The issue arises of whether or not the immersion can be too real. When truly immersed in a book, film or video game, what’s to say that we don’t actually have murderous/adulterous/unlawful urges? This is how immersed we should be. Jade pointed out that it’s all about taking the tools that we’re used to in real life, and creating a drama that is so effective, you’ll start to forget your (very familiar) surroundings.
All three agree that however exciting, violent or immersive the stories may be, they come down to the basic ingredient: people. The panel all agreed that “potent” stories about people in communities and how they interact with each other are still the most important. Relentless’ games immersed viewers by testing the extremes of people’s emotions.
Jack Roberts, managing editor of Bad Idea, gives some advice for aspiring writers.
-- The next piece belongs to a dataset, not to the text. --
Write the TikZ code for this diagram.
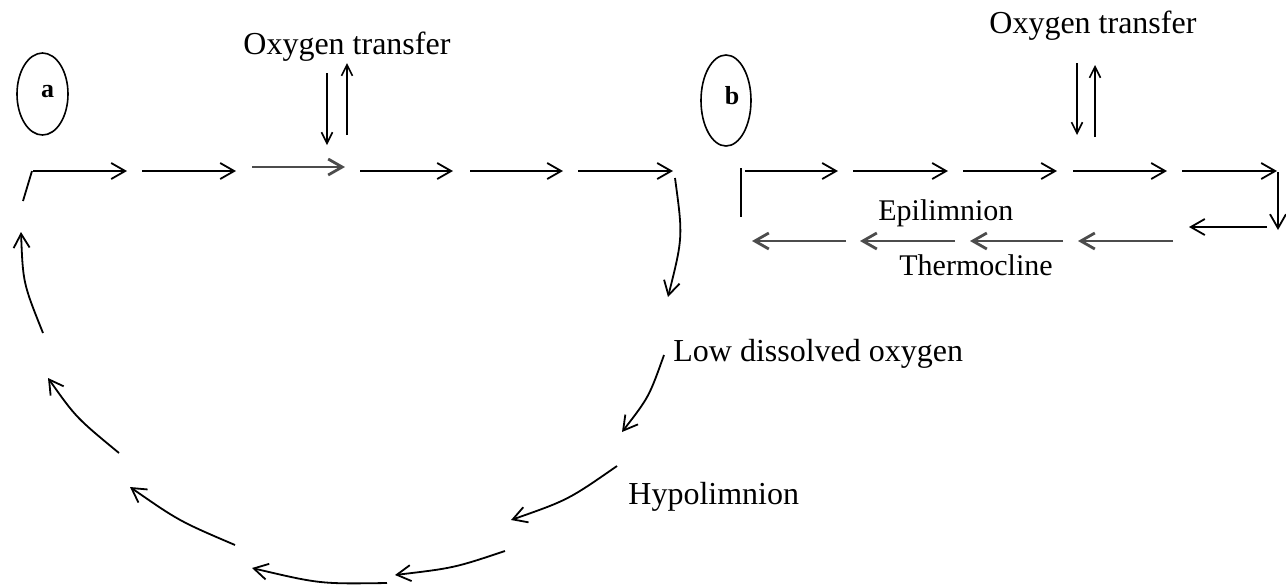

“Immersion drama brings into question the very purpose of narrative storytelling as we know it. Traditionally we have told stories to understand the world around us, but with these new immersive dramas, the primary purpose is to FEEL fictional worlds for ourselves. Meanwhile, the line dividing real and fictional spheres becomes ever more blurred. Writers should keep an open mind and see what they can learn from this new form of storytelling; prose is one medium of storytelling amongst a multiplying number of others, so they might consider how they could employ or embed innovative immersive techniques into the format of a novel. A good idea would be to incorporate digital and ‘living’ elements to enrichen the fictional world they construct in a book.”
What’s the future for immersion drama?
With new technology, the creator can now give the reader the tools to engage actively with the story. By giving the reader some form of decision-making, where the ending depends on how they interpret the story, then the true ‘fourth dimension’ – the illusion of total experience – can be achieved.
Matt aptly finished by saying that immersion is all about “the pyramid of participation”. It’s all about being a voyeur – the reader needs to FEEL part of the story. So, writers, if you want to truly engage your readers – give them some influence. Make it come literally alive, then you can achieve this phenomenal ‘fourth dimension’.